Among the large number of words we wrote was a single sentence that more than 30 of us hassled over for several meetings.
It recommended that Hawaii should "foster a variety of compatible lifestyles with special care to preserve the variety of lifestyles traditional to the Hawaiian community through the design and maintenance of neighborhoods which respect the culture and mores of the community."
In those days hippies were camping out in a few beach parks, crowding out regular visitors, smoking pot and often showing hostility and contempt for the regulars. It made those public places extremely unpleasant. Our commission - which included a lot of government officials - wrestled with what our position should be.
It was hard because we all believed in freedom to pursue divergent lifestyles but needed words to cover the areas where they might collide with each other. Those final few words - "which respect the culture and mores of the community" - gave us the answer we had struggled so hard to find.
Recalling them has at last given me what I consider a reasonable basis for my own feelings about gay marriage.
Being gay is not a choice in most cases. It is a fact of life.

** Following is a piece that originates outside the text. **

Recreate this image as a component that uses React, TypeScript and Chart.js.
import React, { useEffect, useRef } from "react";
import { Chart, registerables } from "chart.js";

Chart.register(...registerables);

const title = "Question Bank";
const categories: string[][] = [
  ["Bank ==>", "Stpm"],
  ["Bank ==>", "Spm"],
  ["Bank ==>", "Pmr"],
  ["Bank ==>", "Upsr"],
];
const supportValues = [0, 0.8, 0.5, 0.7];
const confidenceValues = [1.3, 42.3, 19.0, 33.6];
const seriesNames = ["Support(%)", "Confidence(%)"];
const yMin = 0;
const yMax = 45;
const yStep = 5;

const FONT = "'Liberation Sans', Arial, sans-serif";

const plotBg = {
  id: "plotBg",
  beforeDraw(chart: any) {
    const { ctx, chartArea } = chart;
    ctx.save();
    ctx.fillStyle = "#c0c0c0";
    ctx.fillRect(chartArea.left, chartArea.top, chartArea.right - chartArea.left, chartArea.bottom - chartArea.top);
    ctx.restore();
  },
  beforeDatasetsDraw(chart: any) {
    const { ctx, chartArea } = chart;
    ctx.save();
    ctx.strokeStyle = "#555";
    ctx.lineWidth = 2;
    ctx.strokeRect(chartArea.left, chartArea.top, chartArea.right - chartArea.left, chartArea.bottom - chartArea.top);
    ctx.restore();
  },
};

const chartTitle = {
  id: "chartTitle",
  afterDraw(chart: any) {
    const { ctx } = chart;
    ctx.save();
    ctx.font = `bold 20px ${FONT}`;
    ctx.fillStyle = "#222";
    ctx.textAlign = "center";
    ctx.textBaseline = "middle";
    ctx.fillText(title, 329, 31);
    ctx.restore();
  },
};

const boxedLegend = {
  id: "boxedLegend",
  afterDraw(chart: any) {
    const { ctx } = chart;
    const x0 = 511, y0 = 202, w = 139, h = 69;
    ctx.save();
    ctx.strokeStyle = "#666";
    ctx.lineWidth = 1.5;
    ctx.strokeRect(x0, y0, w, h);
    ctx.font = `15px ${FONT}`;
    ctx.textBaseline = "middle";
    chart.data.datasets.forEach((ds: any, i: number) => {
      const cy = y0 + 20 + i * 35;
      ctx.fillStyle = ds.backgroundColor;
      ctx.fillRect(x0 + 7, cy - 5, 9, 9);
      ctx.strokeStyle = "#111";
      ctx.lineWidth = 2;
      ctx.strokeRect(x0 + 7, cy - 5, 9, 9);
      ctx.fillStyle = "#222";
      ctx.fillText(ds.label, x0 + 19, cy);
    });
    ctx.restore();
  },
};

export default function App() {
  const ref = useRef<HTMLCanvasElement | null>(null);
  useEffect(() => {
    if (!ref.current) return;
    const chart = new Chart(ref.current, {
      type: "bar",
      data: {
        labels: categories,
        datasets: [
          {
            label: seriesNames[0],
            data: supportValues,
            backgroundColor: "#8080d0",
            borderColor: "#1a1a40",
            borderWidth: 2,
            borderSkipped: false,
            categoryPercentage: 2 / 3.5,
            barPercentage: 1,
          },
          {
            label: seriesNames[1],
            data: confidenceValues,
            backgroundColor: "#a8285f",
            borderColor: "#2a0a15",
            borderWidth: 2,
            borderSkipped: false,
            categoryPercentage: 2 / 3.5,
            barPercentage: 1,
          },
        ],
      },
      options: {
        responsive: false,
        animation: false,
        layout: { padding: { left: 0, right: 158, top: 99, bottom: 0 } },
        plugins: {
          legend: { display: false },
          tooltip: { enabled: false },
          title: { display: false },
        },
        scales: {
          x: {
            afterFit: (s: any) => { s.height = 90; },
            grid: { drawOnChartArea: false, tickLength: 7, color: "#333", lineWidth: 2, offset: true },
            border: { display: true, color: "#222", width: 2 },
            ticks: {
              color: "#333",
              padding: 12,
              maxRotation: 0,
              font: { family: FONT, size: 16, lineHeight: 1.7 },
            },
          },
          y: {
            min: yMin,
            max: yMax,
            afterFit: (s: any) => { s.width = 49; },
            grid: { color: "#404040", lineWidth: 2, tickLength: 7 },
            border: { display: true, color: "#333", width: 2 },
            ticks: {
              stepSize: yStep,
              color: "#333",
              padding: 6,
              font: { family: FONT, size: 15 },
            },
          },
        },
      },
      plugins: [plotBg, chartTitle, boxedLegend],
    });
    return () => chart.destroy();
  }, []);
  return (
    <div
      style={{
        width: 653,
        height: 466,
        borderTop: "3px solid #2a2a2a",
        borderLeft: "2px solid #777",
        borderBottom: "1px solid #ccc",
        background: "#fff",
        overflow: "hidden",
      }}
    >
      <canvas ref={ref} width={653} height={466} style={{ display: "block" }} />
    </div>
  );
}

Persons who are attracted to others of the same sex can find these drives as strongly influencing in their lives as heterosexual attraction is in the lives of most. It is a condition that can be hidden or suppressed in the closet of life but seldom can be changed.
It often results in relationships just as strong and loving as heterosexual marriage. It has to be respected. But I do think gays, for their part, could help avoid unpleasant confrontations with traditional lifestyles by not demanding that the word "marriage" be used to bless their unions.
Gays, of course, have been at war for their rights for some 20 years now. It has been difficult and required considerable personal bravery by the leaders. Confronting entrenched inequity of any kind is rarely easy, even when right is on your side. Attitudes rarely change overnight.
Gays have won many victories nationwide, including acceptance at the level of the White House. They are on the verge of even more. But the nationwide reaction to Hawaii's consideration of approving gay marriage and the inability of our own Legislature to agree on it after months of debate tell us we are at a watershed.
GAYS may be able to press on and win. But several large religious groups will remain offended for years to come. The community will remain divided. And hostility may be fanned to far higher levels than it has been by the abortion issue.
Do we want this? No, we don't. I think there is a way to avoid this but it will take strong leadership from the gay community and hard swallowing by many of the people bitterly opposed to gay marriage.
"Domestic partnerships" will have far wider acceptance than homosexual marriage and can achieve the same public sanctity and legal protections and benefits. They will not have the same in-your-face offensiveness to many that using the word "marriage" creates. If gay leaders would signal their willingness to accept this I think we might move to the goal our 1973 commission recommended: "Foster a variety of compatible lifestyles . . . which respect the culture and mores of the community."